BioFlows Architecture¶

There are two major tiers that makeup BioFlows Framework. this section describes these two major tiers and outlines their structure, layers, and tools.

In addition, we describe the methods and protocols used in establishing bidirectional communication among different microservices.

(Cluster/Server) Tier¶

This tier consists of all tools and different daemonized microservices which makes up the runtime and the distributed execution environment of BioFlows Framework and ensures consistent and scalable cloud environment.

Pipelines run in a fully distributed, resilient and fault tolerant environment, this tier consists of many layers which communicate among each other to provide consistency, durability, fault tolerance and speed for running different computational pipelines.

The following figure (1-1) explains the structure of this component, its layers and then we move deeper into intricate details of how all these layers and tools communicate to achieve fully distributed and resilient execution cloud environment.

As Shown in the picture above, The cluster/server tier is composed of multiple layers stacked together to form a solid distributed, resilient, fault tolerant and scalable cloud runtime environment where different pipelines run to achieve speed, consistency, and reliability.

The image shows the level of abstraction for each layer starting from BioFlows OS Base Images way up to Bioflows Runtime Layer, the following section describes each layer in detail.

BioFlows OS Images¶

BioFlows Framework allows computational pipelines to run onto different cloud containers, each step or tool in a pipeline, when scheduled by Cluster Scheduler, will run on its own container.

These containers run on a homogenous unified Operating system image where they share all basic computational tools and dependencies.

Moreover , the job executor on each container makes sure that each tool has its own dependencies resolved and installed in the container before the tool run.

Otherwise, the job executor reports back any errors or failure to the job manager which spawned the container, we will discuss the coordination logic later in this paper

Cloud Containerization Layer¶

This layer consists of the underlying Unix/Linux Containerization technology, which is used by the Job manager to spawn new containers on a host node, BioFlows framework supports Docker and Singularity Containers.

In addition, BioFlows was built with flexibility and extensibility in mind and thus can accommodate other containerization technology.

BioFlows Coordination Layer¶

BioFlows Framework is a scalable distributed Ecosystem for managing massively parallel computational pipelines over a cluster of host machines.

BioFlows has a distributed queue management system, network protocols like AMQP, RPC (Remote procedure calls) used for direct microservice-to-microservice communications, intelligent resource allocation and leader election algorithms implemented in the cluster manager microservice.

In addition, BioFlows has a shared File System where intermediate and final results from different running tools are stored, this file system is shared among containers instances and mounted automatically for each container during the spawning process by the job manager.

Furthermore, BioFlows has consul which is a service mesh solution providing a full-featured control plane for service discovery, configuration and segmentation functionality in fully automated and distributed environment.

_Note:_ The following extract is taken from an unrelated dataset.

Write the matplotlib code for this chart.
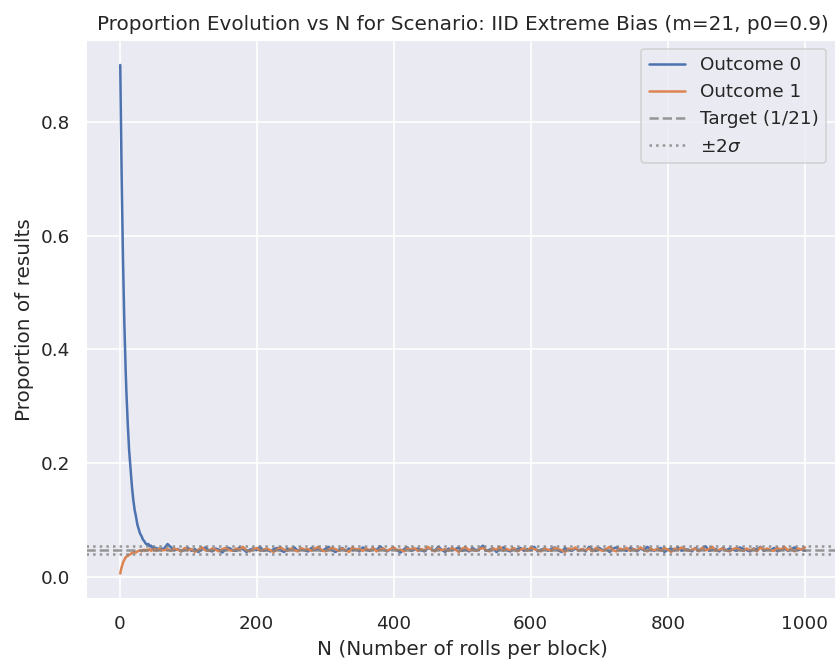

Moreover, consul is being used as orchestrator to build cluster topologies on the fly and to act as a distributed in-memory key value store, where transient configurations and data are being stored and shared among different container instances during execution.

Furthermore , BioFlows Framework uses consul as a distributed DNS Store where different microservices can discover other services for direct communication in a fully automated way.

BioFlows Runtime Layer¶

This layer consists of major BioFlows microservices and tools that coordinate between each others and make up BioFlows distributed system. These tools include Cluster Manager , Job Managers, and job executors.

Client Tier - Client Toolkit¶

BioFlows also has client toolkit which consists of a set of different command line tools which can be used to author new computational pipelines , validate a pipeline, communicate with BioFlows Biohub to submit or retrieve pipelines and/or tools, communicate with BioFlows Cluster and many other functionalities.